# Task goal
Below are some records. Pull every line that contains the word "this".

# Source data
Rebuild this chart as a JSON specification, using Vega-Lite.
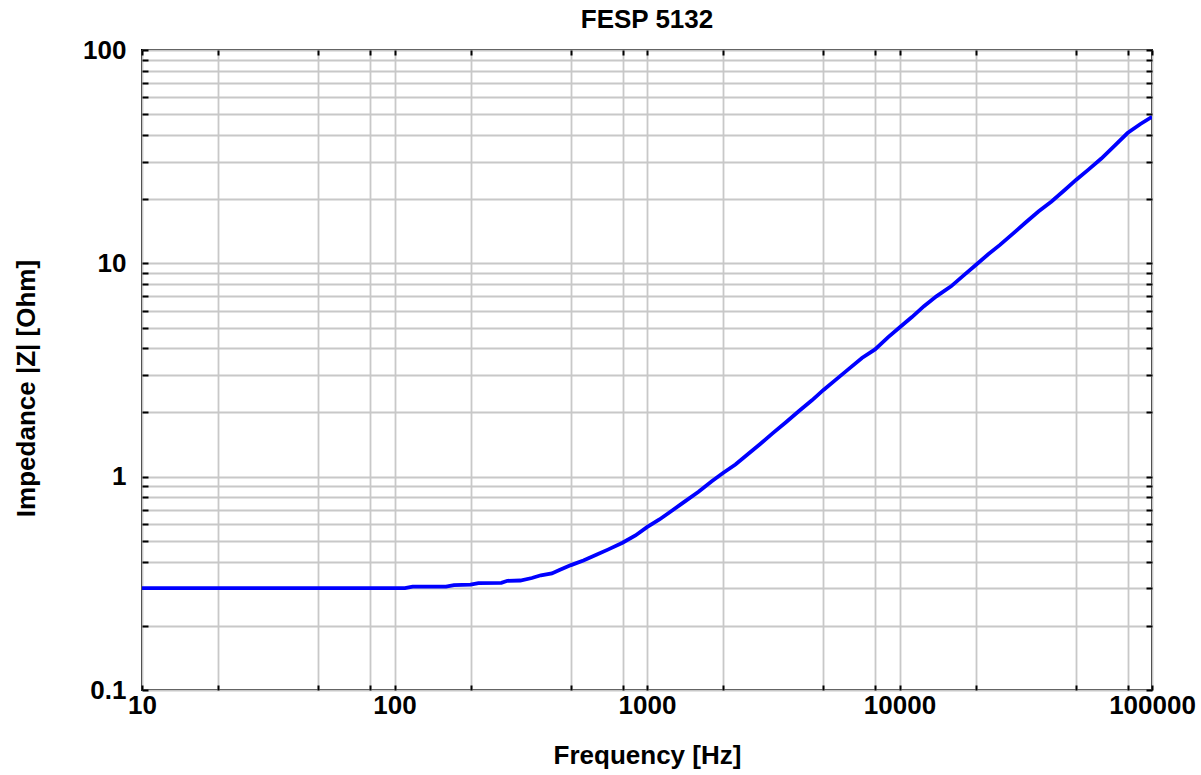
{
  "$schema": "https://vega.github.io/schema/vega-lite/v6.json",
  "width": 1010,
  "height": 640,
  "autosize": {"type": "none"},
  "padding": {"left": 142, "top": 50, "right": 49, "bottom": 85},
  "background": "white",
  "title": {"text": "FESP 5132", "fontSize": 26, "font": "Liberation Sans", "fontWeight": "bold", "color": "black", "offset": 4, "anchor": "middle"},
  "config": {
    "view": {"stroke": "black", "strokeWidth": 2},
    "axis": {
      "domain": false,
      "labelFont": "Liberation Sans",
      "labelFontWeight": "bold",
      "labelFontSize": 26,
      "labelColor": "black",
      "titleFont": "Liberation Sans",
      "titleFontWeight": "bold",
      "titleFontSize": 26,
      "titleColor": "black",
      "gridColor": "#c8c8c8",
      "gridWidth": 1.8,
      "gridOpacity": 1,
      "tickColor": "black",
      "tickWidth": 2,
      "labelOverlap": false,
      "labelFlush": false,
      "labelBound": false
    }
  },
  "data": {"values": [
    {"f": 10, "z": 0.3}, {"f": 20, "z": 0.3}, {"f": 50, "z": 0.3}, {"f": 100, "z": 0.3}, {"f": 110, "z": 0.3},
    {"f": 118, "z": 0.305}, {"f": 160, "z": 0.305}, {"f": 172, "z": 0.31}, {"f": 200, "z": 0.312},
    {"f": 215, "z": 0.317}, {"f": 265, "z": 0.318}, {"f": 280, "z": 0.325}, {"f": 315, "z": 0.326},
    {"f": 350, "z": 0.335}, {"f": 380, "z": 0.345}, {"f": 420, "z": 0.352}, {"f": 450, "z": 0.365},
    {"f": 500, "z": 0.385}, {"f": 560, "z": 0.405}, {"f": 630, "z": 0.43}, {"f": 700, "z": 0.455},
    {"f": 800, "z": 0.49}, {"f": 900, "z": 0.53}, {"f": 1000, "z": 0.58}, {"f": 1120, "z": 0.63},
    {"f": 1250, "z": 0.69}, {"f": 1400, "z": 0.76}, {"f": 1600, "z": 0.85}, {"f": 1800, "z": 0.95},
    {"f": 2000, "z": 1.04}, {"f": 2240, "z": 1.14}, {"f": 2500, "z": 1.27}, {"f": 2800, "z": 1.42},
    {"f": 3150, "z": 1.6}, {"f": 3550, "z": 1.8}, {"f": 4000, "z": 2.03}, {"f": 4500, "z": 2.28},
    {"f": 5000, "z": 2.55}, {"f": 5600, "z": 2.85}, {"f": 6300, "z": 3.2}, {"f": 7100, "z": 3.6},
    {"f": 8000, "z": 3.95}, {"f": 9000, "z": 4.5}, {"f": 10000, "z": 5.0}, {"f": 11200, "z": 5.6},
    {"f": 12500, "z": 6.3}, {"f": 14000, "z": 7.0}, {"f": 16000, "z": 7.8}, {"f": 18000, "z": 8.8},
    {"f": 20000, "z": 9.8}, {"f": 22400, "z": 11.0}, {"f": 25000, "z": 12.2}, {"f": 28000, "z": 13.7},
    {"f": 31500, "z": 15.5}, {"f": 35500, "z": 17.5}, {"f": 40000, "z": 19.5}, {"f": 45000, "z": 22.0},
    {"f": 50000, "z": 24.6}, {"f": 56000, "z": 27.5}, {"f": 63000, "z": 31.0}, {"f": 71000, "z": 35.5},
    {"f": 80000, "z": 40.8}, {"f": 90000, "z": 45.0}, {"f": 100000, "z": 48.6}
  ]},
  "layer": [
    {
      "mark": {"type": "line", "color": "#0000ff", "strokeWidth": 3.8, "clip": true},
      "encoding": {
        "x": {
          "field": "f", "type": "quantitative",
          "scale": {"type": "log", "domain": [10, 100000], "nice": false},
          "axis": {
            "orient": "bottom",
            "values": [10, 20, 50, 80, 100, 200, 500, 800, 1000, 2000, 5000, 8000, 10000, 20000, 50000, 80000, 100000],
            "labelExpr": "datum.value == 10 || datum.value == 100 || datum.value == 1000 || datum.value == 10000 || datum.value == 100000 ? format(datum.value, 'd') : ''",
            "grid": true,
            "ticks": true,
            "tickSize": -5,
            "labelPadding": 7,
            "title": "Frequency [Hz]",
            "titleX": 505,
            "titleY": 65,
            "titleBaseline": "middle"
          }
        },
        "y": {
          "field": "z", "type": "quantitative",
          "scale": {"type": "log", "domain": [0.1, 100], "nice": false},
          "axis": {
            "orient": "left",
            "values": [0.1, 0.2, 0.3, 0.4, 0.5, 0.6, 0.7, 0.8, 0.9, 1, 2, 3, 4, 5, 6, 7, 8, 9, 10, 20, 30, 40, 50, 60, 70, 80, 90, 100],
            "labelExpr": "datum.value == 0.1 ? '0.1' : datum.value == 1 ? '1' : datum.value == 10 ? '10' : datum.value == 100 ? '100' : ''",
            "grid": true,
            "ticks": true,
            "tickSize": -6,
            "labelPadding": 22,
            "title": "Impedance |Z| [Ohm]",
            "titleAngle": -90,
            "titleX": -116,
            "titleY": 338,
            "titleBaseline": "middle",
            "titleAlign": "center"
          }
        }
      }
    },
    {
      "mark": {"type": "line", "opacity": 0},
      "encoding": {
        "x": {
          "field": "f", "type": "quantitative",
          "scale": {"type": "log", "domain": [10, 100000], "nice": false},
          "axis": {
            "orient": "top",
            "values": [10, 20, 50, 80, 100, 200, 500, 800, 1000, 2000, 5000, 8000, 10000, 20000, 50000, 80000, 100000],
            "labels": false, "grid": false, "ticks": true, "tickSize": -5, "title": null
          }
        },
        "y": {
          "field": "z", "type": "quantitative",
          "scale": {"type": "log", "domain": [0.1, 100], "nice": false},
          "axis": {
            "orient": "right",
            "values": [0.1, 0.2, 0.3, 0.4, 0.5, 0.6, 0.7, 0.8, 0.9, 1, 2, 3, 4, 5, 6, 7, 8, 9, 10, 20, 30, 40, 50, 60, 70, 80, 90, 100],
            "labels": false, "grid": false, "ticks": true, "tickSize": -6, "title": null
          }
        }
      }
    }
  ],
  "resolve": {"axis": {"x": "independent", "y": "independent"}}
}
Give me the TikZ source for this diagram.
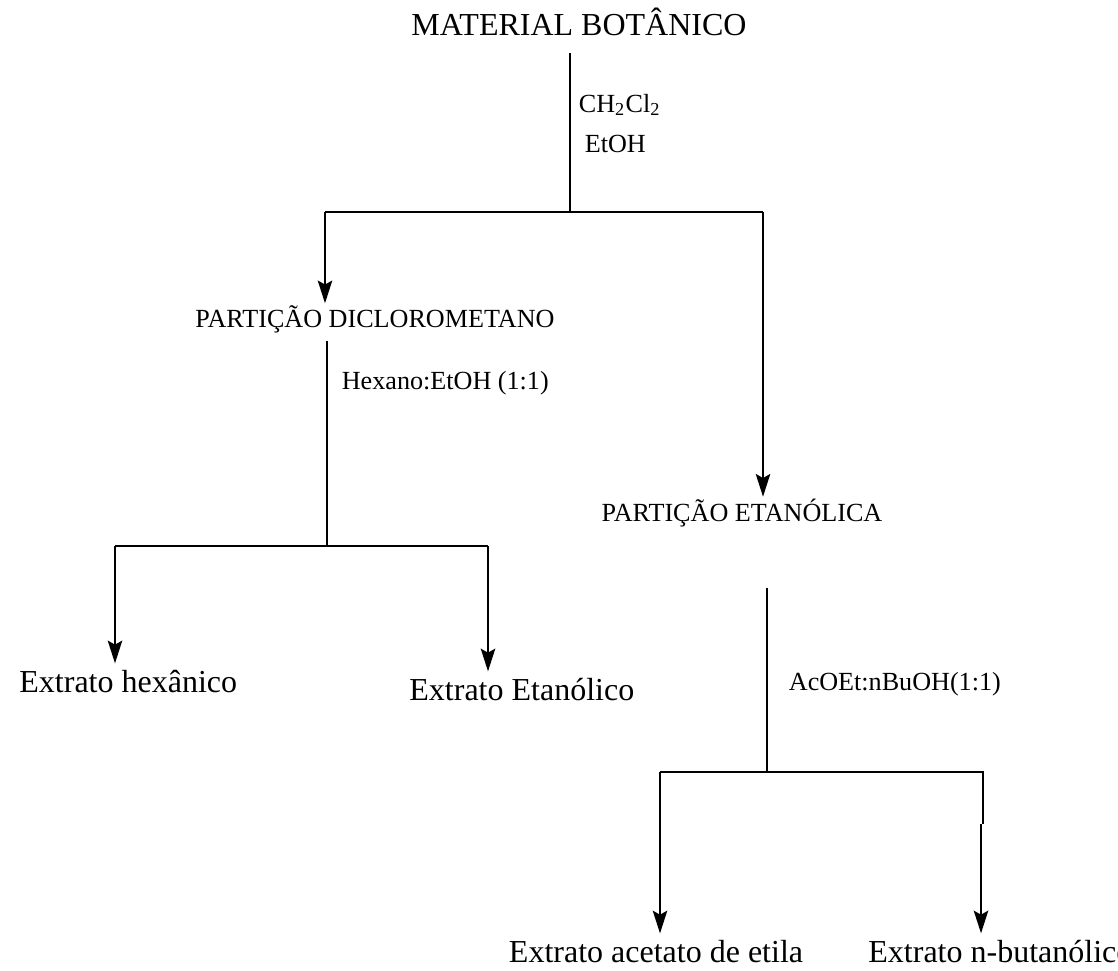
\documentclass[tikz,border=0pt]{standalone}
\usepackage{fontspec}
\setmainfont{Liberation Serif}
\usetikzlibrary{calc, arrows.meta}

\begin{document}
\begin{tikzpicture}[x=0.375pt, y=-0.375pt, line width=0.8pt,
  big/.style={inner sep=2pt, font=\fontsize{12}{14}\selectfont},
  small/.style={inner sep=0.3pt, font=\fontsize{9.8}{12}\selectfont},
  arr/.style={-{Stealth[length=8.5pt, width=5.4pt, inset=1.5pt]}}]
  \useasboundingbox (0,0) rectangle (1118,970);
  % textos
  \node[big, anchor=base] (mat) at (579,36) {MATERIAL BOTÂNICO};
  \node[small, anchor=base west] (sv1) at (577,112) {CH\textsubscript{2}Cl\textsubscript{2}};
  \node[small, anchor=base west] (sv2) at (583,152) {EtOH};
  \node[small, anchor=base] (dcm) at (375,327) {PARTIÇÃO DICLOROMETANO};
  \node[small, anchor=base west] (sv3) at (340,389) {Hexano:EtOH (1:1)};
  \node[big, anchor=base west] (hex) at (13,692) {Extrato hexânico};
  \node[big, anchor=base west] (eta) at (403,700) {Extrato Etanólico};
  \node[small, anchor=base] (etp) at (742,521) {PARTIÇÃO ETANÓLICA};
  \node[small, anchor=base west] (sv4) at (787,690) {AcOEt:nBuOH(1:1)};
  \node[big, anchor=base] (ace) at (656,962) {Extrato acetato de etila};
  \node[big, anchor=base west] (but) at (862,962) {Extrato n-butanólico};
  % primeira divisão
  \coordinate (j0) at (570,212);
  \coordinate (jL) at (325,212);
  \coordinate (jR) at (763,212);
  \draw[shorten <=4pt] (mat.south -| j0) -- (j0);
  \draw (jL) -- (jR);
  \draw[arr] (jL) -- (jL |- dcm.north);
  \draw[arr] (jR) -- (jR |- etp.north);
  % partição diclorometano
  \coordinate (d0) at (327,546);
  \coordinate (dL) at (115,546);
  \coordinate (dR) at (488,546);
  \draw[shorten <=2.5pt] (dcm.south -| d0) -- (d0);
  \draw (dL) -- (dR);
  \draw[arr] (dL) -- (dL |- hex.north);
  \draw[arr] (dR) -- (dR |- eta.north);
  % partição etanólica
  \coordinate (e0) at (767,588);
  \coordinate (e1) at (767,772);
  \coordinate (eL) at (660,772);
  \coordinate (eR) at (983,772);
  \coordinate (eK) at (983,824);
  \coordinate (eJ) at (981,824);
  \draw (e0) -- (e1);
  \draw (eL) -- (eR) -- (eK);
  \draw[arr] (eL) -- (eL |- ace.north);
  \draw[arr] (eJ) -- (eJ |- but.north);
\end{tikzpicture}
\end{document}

# Final result
Rebuild this chart as a JSON specification, using Vega-Lite.
Give me the TikZ source for this diagram.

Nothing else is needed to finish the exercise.